Et Hitler ajoute, après avoir médité un long moment : « Je comprends qu'il faut que l'un des deux adversaires disparaisse... Un grand empire sera détruit que je n'avais pas l'intention d'abattre. »
L'Amirauté française donne l'ordre à tous nos bâtiments réfugiés à l'étranger de rallier les ports français de l'Afrique du Nord et de la Méditerranée.
A Portsmouth, l'amiral James, commandant la base navale britannique, monte à bord des bateaux français et passe en revue leurs équipages, accompagné par l'amiral Gaudin de Villaine. Il leur adresse un petit "speech" dans lequel il leur garantit la sollicitude des autorités anglaises, "quoi qu'il advienne".
Presque en même temps, le Paris est halé dans le port intérieur de Plymouth et amené à quai, sous prétexte de faciliter l'embarquement du charbon.
A Alexandrie, en Égypte, l'amiral Cunningham fait porter dans la soirée la lettre suivante à l'amiral Godfroy, à bord du Duquesne :
« Mon cher Amiral,
J'ai reçu les instructions de l'Amirauté britannique de vous soumettre certaines propositions. Seriez-vous assez aimable pour venir me voir à bord du Warspite à 9 heures, demain mercredi. Amenez avec vous un officier d'Etat-Major ou votre capitaine de pavillon, si vous le désirez.
A vous très sincèrement. »
A Londres, Winston Churchill adresse à 22h45, le télégramme suivant à l'amiral Somerville, commandant "l'escadre spéciale" de Gibraltar :
« Vous êtes chargé de l'une des missions les plus désagréables et les plus pénibles qu'un amiral britannique ait jamais eu à remplir, mais nous avons la plus entière confiance en vous, et comptons que vous l'exécuterez rigoureusement. »
De 11 heures à 13h15 se tient à Vichy un Conseil restreint auquel prennent part Pierre Laval, le général Maxime Weygand, Yves Bouthillier, Paul Baudouin et Adrien Marquet. Après avoir expédié quelques affaires courantes, les ministres présents reviennent sur le projet de loi constitutionnelle élaboré par Pierre Laval.
Le Maréchal Pétain, qui a eu dans l'intervalle plusieurs entretiens avec Raphaël Alibert, se montre plus favorable à ce projet qu'il n'avait paru l'être au cours des conversations précédentes. En fait, Raphaël Alibert se montre, à ce moment, partisan du projet de loi constitutionnelle parce qu'il pense qu'une fois le Maréchal débarrassé du Parlement, il lui sera plus facile de se débarrasser également de Laval. Raphaël Alibert appuie donc le Président Pierre Laval et consent à ce que la réforme de la constitution soit proposée au Parlement. Le principe est donc adopté. Mais aucune discussion ne s'engage sur le fond, celle-ci, d'un commun accord, étant remise au lendemain.

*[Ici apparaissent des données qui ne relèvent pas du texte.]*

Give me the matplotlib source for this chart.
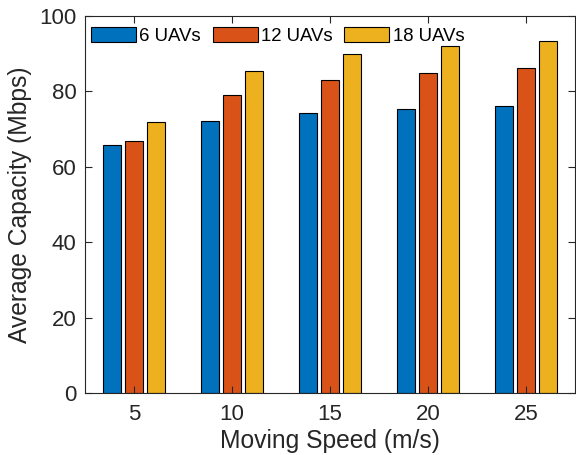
import matplotlib
matplotlib.use("Agg")
import matplotlib.pyplot as plt
import numpy as np

speeds = [5, 10, 15, 20, 25]
series_names = ["6 UAVs", "12 UAVs", "18 UAVs"]
cap_6 = [65.7, 72.2, 74.3, 75.4, 76.0]
cap_12 = [66.8, 79.0, 83.0, 85.0, 86.2]
cap_18 = [72.0, 85.3, 89.8, 92.0, 93.3]
colors = ["#0072BD", "#D95319", "#EDB120"]

plt.rcParams['font.family'] = ['Liberation Sans', 'DejaVu Sans']
txt = '#262626'

fig = plt.figure(figsize=(5.76, 4.55), dpi=100)
ax = fig.add_axes([85/576, 1-393/455, 490/576, 377/455])

x = np.array(speeds, dtype=float)
off = 1.12
w = 0.92
for i, (vals, c, name) in enumerate(zip([cap_6, cap_12, cap_18], colors, series_names)):
    ax.bar(x + (i-1)*off, vals, width=w, color=c, edgecolor='black', linewidth=0.8, label=name)

ax.set_xlim(2.5, 27.5)
ax.set_ylim(0, 100)
ax.set_xticks(speeds)
ax.set_yticks([0, 20, 40, 60, 80, 100])
ax.tick_params(direction='in', top=True, right=True, labelsize=16, colors=txt, length=5, width=0.8, pad=6)
ax.tick_params(axis='x', pad=8)
for s in ax.spines.values():
    s.set_color(txt)
    s.set_linewidth(0.8)
ax.set_xlabel("Moving Speed (m/s)", fontsize=17.7, color=txt, labelpad=3)
ax.set_ylabel("Average Capacity (Mbps)", fontsize=17.7, color=txt, labelpad=5)

leg = ax.legend(loc='upper left', bbox_to_anchor=(0.012, 0.97), ncol=3, frameon=False,
                fontsize=13.4, handlelength=2.42, handleheight=0.86, handletextpad=0.18,
                columnspacing=0.63, borderpad=0, borderaxespad=0)
for t in leg.get_texts():
    t.set_color('black')

fig.savefig("out.png", dpi=100)
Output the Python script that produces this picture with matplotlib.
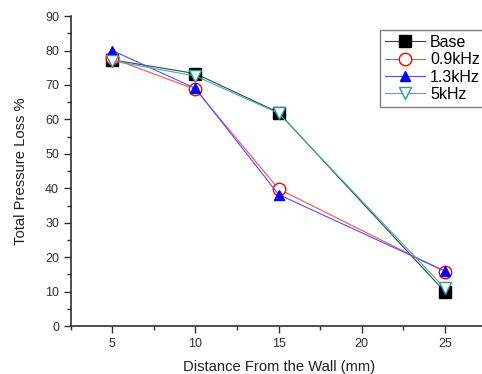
import matplotlib
matplotlib.use("Agg")
import matplotlib.pyplot as plt
from matplotlib.ticker import MultipleLocator

plt.rcParams['font.family'] = ['Liberation Sans', 'DejaVu Sans']

distance = [5, 10, 15, 25]
base = [77.3, 73.3, 62.0, 10.0]
khz09 = [77.7, 68.7, 39.8, 15.8]
khz13 = [80.0, 69.0, 38.2, 16.0]
khz5 = [77.0, 72.6, 61.8, 11.0]

fig = plt.figure(figsize=(4.82, 3.74), dpi=100)
ax = fig.add_axes([0.147, 0.128, 0.862, 0.829])

lw = 0.8
ax.plot(distance, base, color='#404040', lw=lw, marker='s', ms=8, mfc='black', mec='black', label='Base', zorder=3)
ax.plot(distance, khz09, color='#ff5050', lw=lw, marker='o', ms=9, mfc='white', mec='red', mew=1.0, label='0.9kHz', zorder=3)
ax.plot(distance, khz13, color='#5050ff', lw=lw, marker='^', ms=7, mfc='blue', mec='blue', label='1.3kHz', zorder=4)
ax.plot(distance, khz5, color='#40b0b0', lw=lw, marker='v', ms=8, mfc='white', mec='#2a9a9a', mew=1.0, label='5kHz', zorder=5)

ax.set_xlim(2.5, 27.5)
ax.set_ylim(0, 90)
ax.xaxis.set_major_locator(MultipleLocator(5))
ax.xaxis.set_minor_locator(MultipleLocator(2.5))
ax.yaxis.set_major_locator(MultipleLocator(10))
ax.yaxis.set_minor_locator(MultipleLocator(5))
ax.spines['top'].set_visible(False)
ax.spines['right'].set_visible(False)
ax.spines['left'].set_linewidth(1.2)
ax.spines['bottom'].set_linewidth(1.2)
ax.spines['left'].set_color('#303030')
ax.spines['bottom'].set_color('#303030')
ax.tick_params(which='major', direction='out', length=5, width=1, labelsize=9, colors='#303030')
ax.tick_params(which='minor', direction='out', length=3, width=1, colors='#303030')

ax.set_xlabel('Distance From the Wall (mm)', fontsize=10.6, color='#202020', labelpad=7)
ax.set_ylabel('Total Pressure Loss %', fontsize=10.6, color='#202020', labelpad=12)

leg = ax.legend(loc='upper left', bbox_to_anchor=(0.745, 0.955), fontsize=11.5, frameon=True, fancybox=False,
                edgecolor='#606060', handlelength=2.5, borderpad=0.3, labelspacing=0.15, handletextpad=0.3,
                borderaxespad=0)
leg.get_frame().set_linewidth(1.0)

fig.savefig('out.png', dpi=100)
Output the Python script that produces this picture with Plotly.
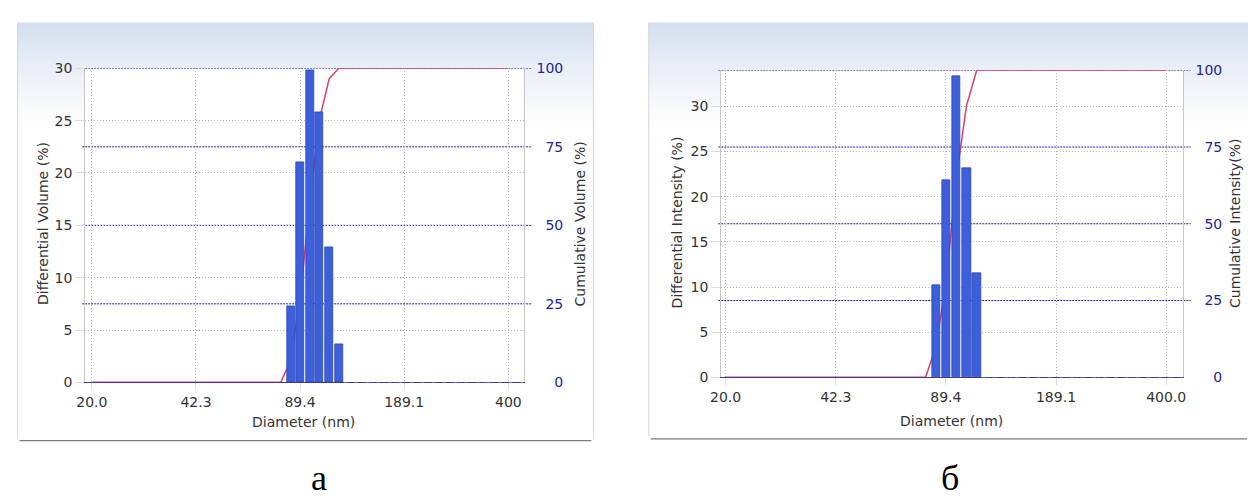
import numpy as np
import plotly.graph_objects as go

# ---------------- data ----------------
tick_diam = [20.0, 42.3, 89.4, 189.1, 400.0]
tick_text_a = ["20.0", "42.3", "89.4", "189.1", "400"]
tick_text_b = ["20.0", "42.3", "89.4", "189.1", "400.0"]

# panel a: volume distribution
bin_diam_a = [83.7, 89.8, 96.1, 102.9, 110.3, 118.1]
diff_vol_a = [7.3, 21.0, 29.8, 25.8, 12.9, 3.6]
cum_diam_a = [20.0, 77.9, 83.7, 89.8, 96.1, 102.9, 110.3, 118.1, 400.0]
cum_vol_a = [0, 0, 7.3, 28.3, 58.1, 83.9, 96.7, 100, 100]

# panel b: intensity distribution
bin_diam_b = [83.7, 89.8, 96.1, 102.9, 110.3]
diff_int_b = [10.2, 21.8, 33.3, 23.2, 11.5]
cum_diam_b = [20.0, 77.9, 83.7, 89.8, 96.1, 102.9, 110.3, 400.0]
cum_int_b = [0, 0, 10.2, 32.0, 65.3, 88.5, 100, 100]

left_ticks_a = [0, 5, 10, 15, 20, 25, 30]
left_ticks_b = [0, 5, 10, 15, 20, 25, 30]
right_ticks = [0, 25, 50, 75, 100]
right_text = ["\u2007\u20070", "\u200725", "\u200750", "\u200775", "100"]

# ---------------- geometry helpers ----------------
W, H = 1248, 501
def px(x):
    return x / W
def py(y):
    return 1 - y / H

FONT = "DejaVu Sans"
BAR_FILL = "#3d5fdb"
BAR_EDGE = "#3046b0"
RED = "#dc4066"
NAVY = "#24249a"
GRID = "#b8b8b8"
TXT = "#333333"
BAR_W = 0.0250  # bar width in log10(nm) units

# panel plot areas (pixels)
A = dict(x0=75, x1=518.5, y0=62.3, y1=386.7, r0=1.2803, r1=2.6499, ymax=30)
B = dict(x0=718.3, x1=1185, y0=64.3, y1=381.5, r0=1.2882, r1=2.6508, ymax=34.0)

fig = go.Figure()

# cumulative lines on base axes (drawn first), bars on overlaying axes (drawn on top)
fig.add_trace(go.Scatter(x=np.log10(cum_diam_a), y=cum_vol_a, xaxis="x", yaxis="y",
                         mode="lines", line=dict(color=RED, width=1.5), showlegend=False))
fig.add_trace(go.Bar(x=np.log10(bin_diam_a), y=diff_vol_a, xaxis="x", yaxis="y2",
                     width=BAR_W, marker=dict(color=BAR_FILL, line=dict(color=BAR_EDGE, width=0.8)),
                     showlegend=False))
fig.add_trace(go.Scatter(x=np.log10(cum_diam_b), y=cum_int_b, xaxis="x2", yaxis="y3",
                         mode="lines", line=dict(color=RED, width=1.5), showlegend=False))
fig.add_trace(go.Bar(x=np.log10(bin_diam_b), y=diff_int_b, xaxis="x2", yaxis="y4",
                     width=BAR_W, marker=dict(color=BAR_FILL, line=dict(color=BAR_EDGE, width=0.8)),
                     showlegend=False))

tfont = dict(family=FONT, size=14, color=TXT)
rfont = dict(family=FONT, size=14, color=NAVY)
DOT = "1px,2px"

def xaxis(P, text, anchor):
    return dict(domain=[px(P["x0"]), px(P["x1"])], range=[P["r0"], P["r1"]], anchor=anchor,
                tickvals=list(np.log10(tick_diam)), ticktext=text, tickfont=tfont,
                showgrid=True, gridcolor=GRID, griddash=DOT, gridwidth=1,
                ticks="outside", ticklen=7, tickcolor="#dddddd",
                showline=True, linecolor="#3c3c8c", linewidth=1,
                zeroline=False, fixedrange=True)

def ycum(P, anchor):
    return dict(domain=[py(P["y1"]), py(P["y0"])], range=[0, 100], anchor=anchor, side="right",
                tickvals=right_ticks, ticktext=right_text, tickfont=rfont,
                showgrid=False, ticks="", ticklabelstandoff=9,
                showline=True, linecolor="#c8c8c8", linewidth=1, zeroline=False, fixedrange=True)

def ydiff(P, over, anchor, ticks):
    return dict(overlaying=over, side="left", anchor=anchor, range=[0, P["ymax"]],
                tickvals=ticks, tickfont=tfont, showgrid=True, gridcolor=GRID, griddash=DOT,
                ticks="outside", ticklen=9, tickcolor="#dddddd",
                showline=True, linecolor="#c8c8c8", linewidth=1, zeroline=False, fixedrange=True)

shapes = []
# panel backgrounds with a top gradient
def panel(x0, x1, y0, y1):
    top = np.array([212, 223, 240])
    n = 40
    g0, g1 = y0, y0 + 115
    for i in range(n):
        t = i / (n - 1)
        f = (1 - t) ** 1.3
        c = (255 - (255 - top) * f).astype(int)
        ya = g0 + (g1 - g0) * i / n
        yb = g0 + (g1 - g0) * (i + 1) / n + 0.6
        shapes.append(dict(type="rect", xref="paper", yref="paper", layer="below",
                           x0=px(x0), x1=px(x1), y0=py(yb), y1=py(ya),
                           fillcolor=f"rgb({c[0]},{c[1]},{c[2]})", line=dict(width=0)))
    shapes.append(dict(type="line", xref="paper", yref="paper", layer="below",
                       x0=px(x0), x1=px(x0), y0=py(y0), y1=py(y1 - 3), line=dict(color="#d6d6d6", width=1)))
    shapes.append(dict(type="line", xref="paper", yref="paper", layer="below",
                       x0=px(x1), x1=px(x1), y0=py(y0), y1=py(y1 - 3), line=dict(color="#d6d6d6", width=1)))
    shapes.append(dict(type="line", xref="paper", yref="paper", layer="below",
                       x0=px(x0 + 2), x1=px(x1 - 2), y0=py(y1), y1=py(y1), line=dict(color="#7a7a7a", width=1.2)))

panel(6.7, 589, 15, 447)
panel(645, 1252, 15, 445)
for P, yref, xref, bins in ((A, "y", "x", bin_diam_a), (B, "y3", "x2", bin_diam_b)):
    shapes.append(dict(type="rect", xref="paper", yref="paper", layer="below",
                       x0=px(P["x0"]), x1=px(P["x1"]), y0=py(P["y1"]), y1=py(P["y0"]),
                       fillcolor="white", line=dict(width=0)))
    # navy dotted cumulative-axis grid lines, extended past the plot edge like the original
    for v in right_ticks[1:]:
        shapes.append(dict(type="line", xref="paper", yref=yref, layer="between",
                           x0=px(P["x0"] - 3), x1=px(P["x1"] + 8), y0=v, y1=v,
                           line=dict(color=NAVY, width=1, dash="2px,1px")))
    # the zero baseline right of the last bar is dashed in the original
    shapes.append(dict(type="line", xref=xref, yref=yref, layer="above",
                       x0=np.log10(bins[-1]) + BAR_W / 2 + 0.004, x1=P["r1"], y0=0, y1=0,
                       line=dict(color="white", width=1.5, dash="3px,8px")))

afont = dict(family=FONT, size=14, color=TXT)
def ann(text, x, y, angle=0, font=afont):
    return dict(text=text, x=px(x), y=py(y), xref="paper", yref="paper", showarrow=False,
                textangle=angle, font=font, xanchor="center", yanchor="middle")

serif = dict(family="Liberation Serif", size=36, color="#000000")
annotations = [
    ann("Diameter (nm)", 296, 428),
    ann("Differential Volume (%)", 32.5, 223, -90),
    ann("Cumulative Volume (%)", 575, 223, -90),
    ann("Diameter (nm)", 951, 427),
    ann("Differential Intensity (%)", 673, 221, -90),
    ann("Cumulative Intensity(%)", 1238, 222, -90),
    ann("а", 311.7, 486, 0, serif),
    ann("б", 950, 486, 0, serif),
]

fig.update_layout(
    width=W, height=H, margin=dict(l=0, r=0, t=0, b=0, pad=0),
    paper_bgcolor="white", plot_bgcolor="rgba(0,0,0,0)",
    bargap=0, showlegend=False,
    xaxis=xaxis(A, tick_text_a, "y"),
    yaxis=ycum(A, "x"),
    yaxis2=ydiff(A, "y", "x", left_ticks_a),
    xaxis2=xaxis(B, tick_text_b, "y3"),
    yaxis3=ycum(B, "x2"),
    yaxis4=ydiff(B, "y3", "x2", left_ticks_b),
    shapes=shapes, annotations=annotations,
)

fig.write_html("out.html")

A l'issue de ce Conseil restreint, Pierre Laval remet un communiqué à la presse, convoquant les parlementaires à Vichy : « Le Sénat et la Chambre tiendront sous peu de courtes séances, au cours desquelles serait votée une résolution de convocation de l'Assemblée Nationale. Celle-ci serait saisie des modifications aux institutions que la situation impose, afin que le gouvernement jouisse de l'autorité indispensable à la reconstruction du pays, dans l'ordre et le travail. » Cet entrefilet, publié dans les journaux du soir de la zone non-occupée, sera repris le lendemain, dans la presse de la zone occupée.
A 18 heures, le général de Gaulle prononce l'allocution suivante à la radio de Londres :
« Il y a aujourd'hui neuf jours que le Gouvernement qui fut à Bordeaux a signé la capitulation exigée par l'Allemagne. Il y a sept jours que le même Gouvernement a signé la capitulation exigée par l'Italie. Inutile d'énumérer de nouveau les conséquences affreuses de cette double capitulation. Mais il y en a une qu'un soldat a le devoir de souligner. Et je la souligne. Cette conséquence c'est la crise des consciences françaises.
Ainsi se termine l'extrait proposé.